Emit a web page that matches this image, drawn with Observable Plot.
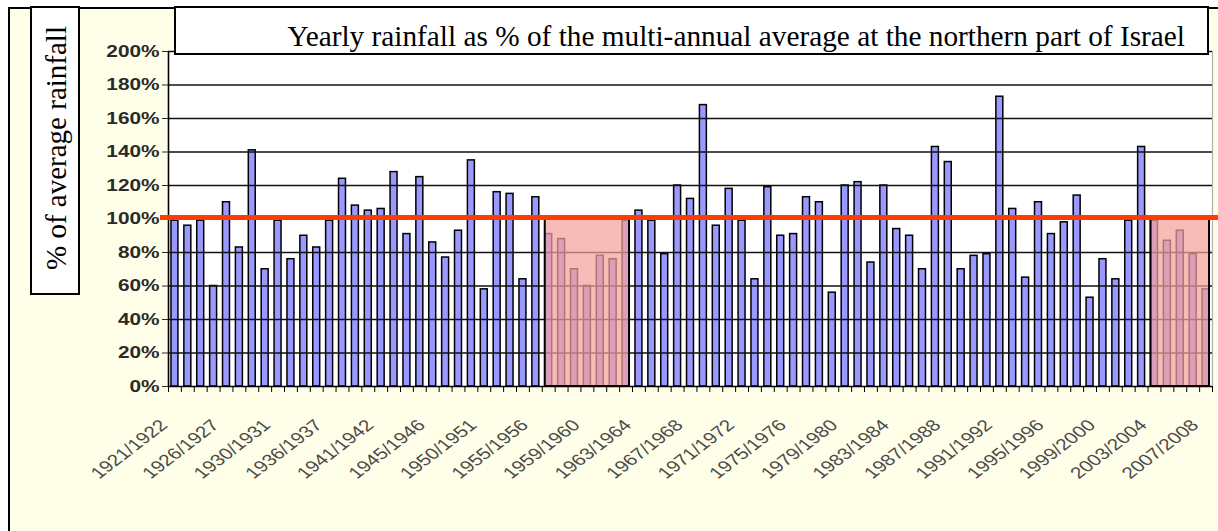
<!DOCTYPE html>
<html>
<head>
<meta charset="utf-8">
<script src="https://cdn.jsdelivr.net/npm/d3@7"></script>
<script src="https://cdn.jsdelivr.net/npm/@observablehq/plot@0.6"></script>
<style>
  html, body { margin: 0; padding: 0; background: #fff; }
  #wrap { position: relative; width: 1218px; height: 531px; overflow: hidden; background: #fff; }
  #outer { position: absolute; left: 8px; top: 7px; width: 1240px; height: 560px; border: 2px solid #000; background: #fffee9; box-sizing: border-box; }
  #chart { position: absolute; left: 0; top: 0; }
  #overlay { position: absolute; left: 0; top: 0; pointer-events: none; }
</style>
</head>
<body>
<div id="wrap">
  <div id="outer"></div>
  <div id="chart"></div>
  <svg id="overlay" width="1218" height="531"></svg>
</div>
<script>
// ---- data -------------------------------------------------------------
const seasons = [
  "1921/1922","1922/1923","1923/1924","1924/1925",
  "1926/1927","1927/1928","1928/1929","1929/1930",
  "1930/1931","1931/1932","1932/1933","1933/1934",
  "1936/1937","1937/1938","1938/1939","1939/1940",
  "1941/1942","1942/1943","1943/1944","1944/1945",
  "1945/1946","1946/1947","1947/1948","1948/1949",
  "1950/1951","1951/1952","1952/1953","1953/1954",
  "1955/1956","1956/1957","1957/1958","1958/1959",
  "1959/1960","1960/1961","1961/1962","1962/1963",
  "1963/1964","1964/1965","1965/1966","1966/1967",
  "1967/1968","1968/1969","1969/1970","1970/1971",
  "1971/1972","1972/1973","1973/1974","1974/1975",
  "1975/1976","1976/1977","1977/1978","1978/1979",
  "1979/1980","1980/1981","1981/1982","1982/1983",
  "1983/1984","1984/1985","1985/1986","1986/1987",
  "1987/1988","1988/1989","1989/1990","1990/1991",
  "1991/1992","1992/1993","1993/1994","1994/1995",
  "1995/1996","1996/1997","1997/1998","1998/1999",
  "1999/2000","2000/2001","2001/2002","2002/2003",
  "2003/2004","2004/2005","2005/2006","2006/2007",
  "2007/2008"
];
// yearly rainfall, % of multi-annual average
const rainfallPct = [
  99, 96, 99, 60, 110, 83, 141, 70, 99, 76,
  90, 83, 99, 124, 108, 105, 106, 128, 91, 125,
  86, 77, 93, 135, 58, 116, 115, 64, 113, 91,
  88, 70, 60, 78, 76, 99, 105, 99, 79, 120,
  112, 168, 96, 118, 99, 64, 119, 90, 91, 113,
  110, 56, 120, 122, 74, 120, 94, 90, 70, 143,
  134, 70, 78, 79, 173, 106, 65, 110, 91, 98,
  114, 53, 76, 64, 99, 143, 99, 87, 93, 79,
  58
];
const tickLabels = [
  "1921/1922","1926/1927","1930/1931","1936/1937","1941/1942","1945/1946",
  "1950/1951","1955/1956","1959/1960","1963/1964","1967/1968","1971/1972",
  "1975/1976","1979/1980","1983/1984","1987/1988","1991/1992","1995/1996",
  "1999/2000","2003/2004","2007/2008"
];
const yTicks = [0, 20, 40, 60, 80, 100, 120, 140, 160, 180, 200];
const averageLevel = 100;
const droughts = [
  {from: "1956/1957", to: "1962/1963"},
  {from: "2003/2004", to: "2007/2008"}
];
const titleText = "Yearly rainfall as % of the multi-annual average at the northern part of Israel";
const yLabelText = "% of average rainfall";

// ---- derived tables ------------------------------------------------
const bars = seasons.map((s, i) => ({season: s, i, v: rainfallPct[i]}));
const half = 0.27;
const droughtRects = droughts.map(d => ({
  x1: seasons.indexOf(d.from) - half,
  x2: seasons.indexOf(d.to) + half
}));
const boundaries = d3.range(seasons.length + 1).map(i => i - 0.5);
const labelPos = tickLabels.map(l => seasons.indexOf(l));
const x0 = -0.5, x1 = seasons.length - 0.5;

const chart = Plot.plot({
  width: 1218,
  height: 531,
  marginLeft: 168,
  marginRight: 6,
  marginTop: 51,
  marginBottom: 145,
  style: {background: "transparent", fontFamily: "'Liberation Sans', Arial, sans-serif", overflow: "visible"},
  x: {type: "linear", domain: [x0, x1]},
  y: {domain: [0, 200]},
  marks: [
    Plot.frame({fill: "white", stroke: "none"}),
    Plot.rectY(bars, {
      x1: d => d.i - half, x2: d => d.i + half, y1: 0, y2: "v",
      fill: "#9999ff", stroke: "#000", strokeWidth: 1.5
    }),
    Plot.gridY({ticks: yTicks.filter(t => t > 0), stroke: "#111", strokeOpacity: 1, strokeWidth: 1.6}),
    Plot.rect(droughtRects, {
      x1: "x1", x2: "x2", y1: 0, y2: averageLevel,
      fill: "#f4a29b", fillOpacity: 0.72, stroke: "#000", strokeWidth: 2
    }),
    Plot.ruleX([x1], {stroke: "#b0b0b0", strokeWidth: 1.2}),
    Plot.ruleY([0], {stroke: "#000", strokeWidth: 1.6}),
    Plot.ruleX([x0], {stroke: "#000", strokeWidth: 1.6}),
    Plot.axisY({
      ticks: yTicks, tickSize: 6, tickPadding: 3, label: null,
      tickFormat: d => d + "%", fontSize: 16, color: "#2a2a2a"
    }),
    Plot.axisX({ticks: boundaries, tickSize: 6, tickFormat: () => "", color: "#000", label: null}),
    Plot.axisX({
      ticks: labelPos, tickSize: 0, tickPadding: 36, tickRotate: -45, dx: -11, label: null,
      tickFormat: i => seasons[i], fontSize: 16, color: "#4a4a4a"
    }),
    Plot.ruleY([averageLevel], {stroke: "#ff3c00", strokeWidth: 5, insetLeft: -8, insetRight: -6, dy: -1.5})
  ]
});
document.getElementById("chart").appendChild(chart);

// the chart picture is horizontally stretched: widen tick label glyphs
function stretch(sel, weight) {
  chart.querySelectorAll(sel).forEach(t => {
    let tr = t.getAttribute("transform");
    if (!tr) {
      const x = t.getAttribute("x") || 0, y = t.getAttribute("y") || 0;
      t.removeAttribute("x"); t.removeAttribute("y");
      tr = `translate(${x},${y})`;
    }
    t.setAttribute("transform", tr.replace(/(translate\([^)]*\))/, "$1 scale(1.3,1)"));
    if (weight) t.style.fontWeight = weight;
  });
}
stretch('g[aria-label="y-axis tick label"] text', "bold");
stretch('g[aria-label="x-axis tick label"] text', null);

// ---- overlay boxes (title and axis title) ------------------------
const ov = d3.select("#overlay");
const serif = "'Liberation Serif', 'Times New Roman', serif";
ov.append("rect").attr("x", 31).attr("y", 7).attr("width", 48).attr("height", 287)
  .attr("fill", "#fff").attr("stroke", "#000").attr("stroke-width", 2);
ov.append("text").attr("transform", "translate(66,148) rotate(-90)")
  .attr("text-anchor", "middle").attr("font-family", serif).attr("font-size", 29)
  .attr("fill", "#000").text(yLabelText);
ov.append("clipPath").attr("id", "tclip").append("rect")
  .attr("x", 175).attr("y", 7).attr("width", 1033).attr("height", 47);
ov.append("rect").attr("x", 175).attr("y", 7).attr("width", 1033).attr("height", 47)
  .attr("fill", "#fff").attr("stroke", "#000").attr("stroke-width", 2);
ov.append("text").attr("x", 1185).attr("y", 46).attr("clip-path", "url(#tclip)")
  .attr("text-anchor", "end").attr("font-family", serif).attr("font-size", 29.3)
  .attr("fill", "#000").text(titleText);
</script>
</body>
</html>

_TASK OBJECTIVE_. Without including any pictures, reproduce the listing exactly.

_FULL ANSWER_.
Emit a web page that matches this image, drawn with Observable Plot.
<!DOCTYPE html>
<html>
<head>
<meta charset="utf-8">
<script src="https://cdn.jsdelivr.net/npm/d3@7"></script>
<script src="https://cdn.jsdelivr.net/npm/@observablehq/plot@0.6"></script>
<style>
  html, body { margin: 0; padding: 0; background: #fff; }
  #wrap { position: relative; width: 1218px; height: 531px; overflow: hidden; background: #fff; }
  #outer { position: absolute; left: 8px; top: 7px; width: 1240px; height: 560px; border: 2px solid #000; background: #fffee9; box-sizing: border-box; }
  #chart { position: absolute; left: 0; top: 0; }
  #overlay { position: absolute; left: 0; top: 0; pointer-events: none; }
</style>
</head>
<body>
<div id="wrap">
  <div id="outer"></div>
  <div id="chart"></div>
  <svg id="overlay" width="1218" height="531"></svg>
</div>
<script>
// ---- data -------------------------------------------------------------
const seasons = [
  "1921/1922","1922/1923","1923/1924","1924/1925",
  "1926/1927","1927/1928","1928/1929","1929/1930",
  "1930/1931","1931/1932","1932/1933","1933/1934",
  "1936/1937","1937/1938","1938/1939","1939/1940",
  "1941/1942","1942/1943","1943/1944","1944/1945",
  "1945/1946","1946/1947","1947/1948","1948/1949",
  "1950/1951","1951/1952","1952/1953","1953/1954",
  "1955/1956","1956/1957","1957/1958","1958/1959",
  "1959/1960","1960/1961","1961/1962","1962/1963",
  "1963/1964","1964/1965","1965/1966","1966/1967",
  "1967/1968","1968/1969","1969/1970","1970/1971",
  "1971/1972","1972/1973","1973/1974","1974/1975",
  "1975/1976","1976/1977","1977/1978","1978/1979",
  "1979/1980","1980/1981","1981/1982","1982/1983",
  "1983/1984","1984/1985","1985/1986","1986/1987",
  "1987/1988","1988/1989","1989/1990","1990/1991",
  "1991/1992","1992/1993","1993/1994","1994/1995",
  "1995/1996","1996/1997","1997/1998","1998/1999",
  "1999/2000","2000/2001","2001/2002","2002/2003",
  "2003/2004","2004/2005","2005/2006","2006/2007",
  "2007/2008"
];
// yearly rainfall, % of multi-annual average
const rainfallPct = [
  99, 96, 99, 60, 110, 83, 141, 70, 99, 76,
  90, 83, 99, 124, 108, 105, 106, 128, 91, 125,
  86, 77, 93, 135, 58, 116, 115, 64, 113, 91,
  88, 70, 60, 78, 76, 99, 105, 99, 79, 120,
  112, 168, 96, 118, 99, 64, 119, 90, 91, 113,
  110, 56, 120, 122, 74, 120, 94, 90, 70, 143,
  134, 70, 78, 79, 173, 106, 65, 110, 91, 98,
  114, 53, 76, 64, 99, 143, 99, 87, 93, 79,
  58
];
const tickLabels = [
  "1921/1922","1926/1927","1930/1931","1936/1937","1941/1942","1945/1946",
  "1950/1951","1955/1956","1959/1960","1963/1964","1967/1968","1971/1972",
  "1975/1976","1979/1980","1983/1984","1987/1988","1991/1992","1995/1996",
  "1999/2000","2003/2004","2007/2008"
];
const yTicks = [0, 20, 40, 60, 80, 100, 120, 140, 160, 180, 200];
const averageLevel = 100;
const droughts = [
  {from: "1956/1957", to: "1962/1963"},
  {from: "2003/2004", to: "2007/2008"}
];
const titleText = "Yearly rainfall as % of the multi-annual average at the northern part of Israel";
const yLabelText = "% of average rainfall";

// ---- derived tables ------------------------------------------------
const bars = seasons.map((s, i) => ({season: s, i, v: rainfallPct[i]}));
const half = 0.27;
const droughtRects = droughts.map(d => ({
  x1: seasons.indexOf(d.from) - half,
  x2: seasons.indexOf(d.to) + half
}));
const boundaries = d3.range(seasons.length + 1).map(i => i - 0.5);
const labelPos = tickLabels.map(l => seasons.indexOf(l));
const x0 = -0.5, x1 = seasons.length - 0.5;

const chart = Plot.plot({
  width: 1218,
  height: 531,
  marginLeft: 168,
  marginRight: 6,
  marginTop: 51,
  marginBottom: 145,
  style: {background: "transparent", fontFamily: "'Liberation Sans', Arial, sans-serif", overflow: "visible"},
  x: {type: "linear", domain: [x0, x1]},
  y: {domain: [0, 200]},
  marks: [
    Plot.frame({fill: "white", stroke: "none"}),
    Plot.rectY(bars, {
      x1: d => d.i - half, x2: d => d.i + half, y1: 0, y2: "v",
      fill: "#9999ff", stroke: "#000", strokeWidth: 1.5
    }),
    Plot.gridY({ticks: yTicks.filter(t => t > 0), stroke: "#111", strokeOpacity: 1, strokeWidth: 1.6}),
    Plot.rect(droughtRects, {
      x1: "x1", x2: "x2", y1: 0, y2: averageLevel,
      fill: "#f4a29b", fillOpacity: 0.72, stroke: "#000", strokeWidth: 2
    }),
    Plot.ruleX([x1], {stroke: "#b0b0b0", strokeWidth: 1.2}),
    Plot.ruleY([0], {stroke: "#000", strokeWidth: 1.6}),
    Plot.ruleX([x0], {stroke: "#000", strokeWidth: 1.6}),
    Plot.axisY({
      ticks: yTicks, tickSize: 6, tickPadding: 3, label: null,
      tickFormat: d => d + "%", fontSize: 16, color: "#2a2a2a"
    }),
    Plot.axisX({ticks: boundaries, tickSize: 6, tickFormat: () => "", color: "#000", label: null}),
    Plot.axisX({
      ticks: labelPos, tickSize: 0, tickPadding: 36, tickRotate: -45, dx: -11, label: null,
      tickFormat: i => seasons[i], fontSize: 16, color: "#4a4a4a"
    }),
    Plot.ruleY([averageLevel], {stroke: "#ff3c00", strokeWidth: 5, insetLeft: -8, insetRight: -6, dy: -1.5})
  ]
});
document.getElementById("chart").appendChild(chart);

// the chart picture is horizontally stretched: widen tick label glyphs
function stretch(sel, weight) {
  chart.querySelectorAll(sel).forEach(t => {
    let tr = t.getAttribute("transform");
    if (!tr) {
      const x = t.getAttribute("x") || 0, y = t.getAttribute("y") || 0;
      t.removeAttribute("x"); t.removeAttribute("y");
      tr = `translate(${x},${y})`;
    }
    t.setAttribute("transform", tr.replace(/(translate\([^)]*\))/, "$1 scale(1.3,1)"));
    if (weight) t.style.fontWeight = weight;
  });
}
stretch('g[aria-label="y-axis tick label"] text', "bold");
stretch('g[aria-label="x-axis tick label"] text', null);

// ---- overlay boxes (title and axis title) ------------------------
const ov = d3.select("#overlay");
const serif = "'Liberation Serif', 'Times New Roman', serif";
ov.append("rect").attr("x", 31).attr("y", 7).attr("width", 48).attr("height", 287)
  .attr("fill", "#fff").attr("stroke", "#000").attr("stroke-width", 2);
ov.append("text").attr("transform", "translate(66,148) rotate(-90)")
  .attr("text-anchor", "middle").attr("font-family", serif).attr("font-size", 29)
  .attr("fill", "#000").text(yLabelText);
ov.append("clipPath").attr("id", "tclip").append("rect")
  .attr("x", 175).attr("y", 7).attr("width", 1033).attr("height", 47);
ov.append("rect").attr("x", 175).attr("y", 7).attr("width", 1033).attr("height", 47)
  .attr("fill", "#fff").attr("stroke", "#000").attr("stroke-width", 2);
ov.append("text").attr("x", 1185).attr("y", 46).attr("clip-path", "url(#tclip)")
  .attr("text-anchor", "end").attr("font-family", serif).attr("font-size", 29.3)
  .attr("fill", "#000").text(titleText);
</script>
</body>
</html>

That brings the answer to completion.